I see another connection between Chandler and Wodehouse. Chandler wrote in "The Simple Art of Murder" that there had been no classics in detective fiction, no stories better than which it is impossible to imagine anything being written. By his definition, Wodehouse is a classic. It is impossible to imagine anyone doing what he did better than Wodehouse did it.

June 19, 2009  
Blogger Peter Rozovsky said...

Seana, if I have my etymology right, "outre" and "ultra" are indeed the same word, with meanings of "outside" or "beyond."

Oh, we are impressionable little beasts, all right, with no alternative but to proceed as we do, and hope only not to behave too badly as we do so.
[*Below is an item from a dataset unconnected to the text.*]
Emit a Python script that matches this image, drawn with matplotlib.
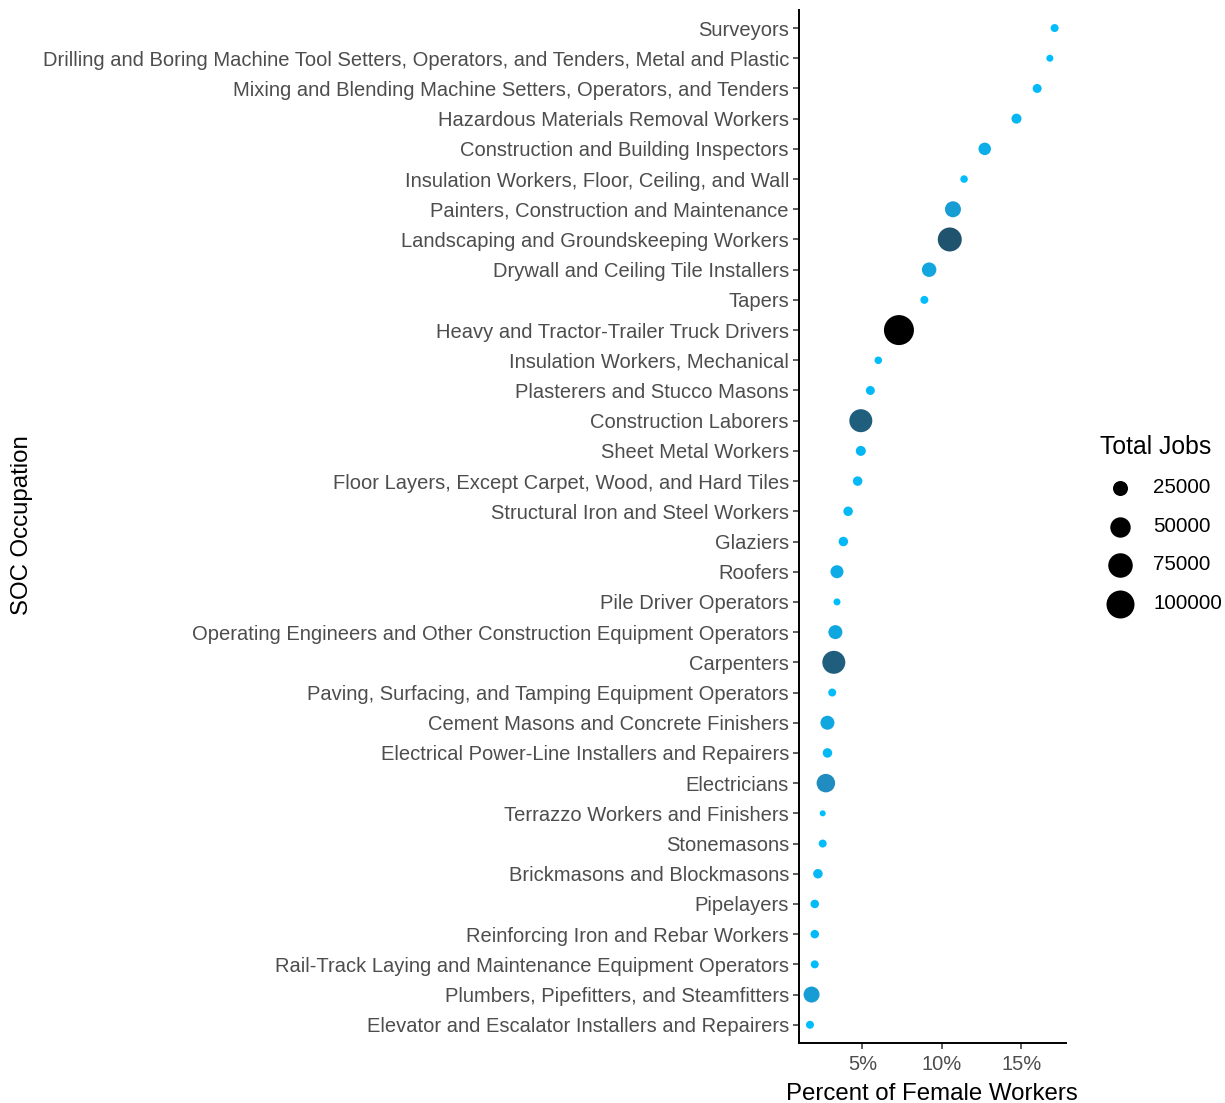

With respect to language, I once made up a little saying for copy editors. We copy editors, I said, should be liberal in our understanding of language, conservative in our application of its rules. With many of us, the reverse is unfortunately true.

June 19, 2009  
Blogger Peter Rozovsky said...

Linkmeister, another former newsroom manager at my paper used "attrit" as verb frequently. He was derided in private for this by some of the members of the staff who cared about such things.

June 19, 2009  
Blogger seanag said...

That's a nice saying, Peter.



my v word is 'letal', which is shorthand for not lethal.

June 19, 2009  
Blogger Peter Rozovsky said...

There's a scene in the movie "My Cousin Vinny" where Joe Pesci draws great laughs from the audience with his pronunciation yout' for youth. A really dangerous yout' is letal.

Yes, I am impressed by my own sententious wisdom sometimes. I've said more often, out of frustration, that I'd rather have a copy editor with no brains than who has just enough brains to know the rules but too little to understand them.

June 19, 2009  
Blogger Peter Rozovsky said...

"As for current language-use pet peeves, mine is seeing everything from a donut to the Eiffel Tower with the adjective "iconic" in front of it;"

Elisabeth, a memo today from a top manager mentioned the newspaper's "profile series on iconic Philadelphians." And there's something else that annoys me: When did "on" replace "of" for the preposition paired with "profile"?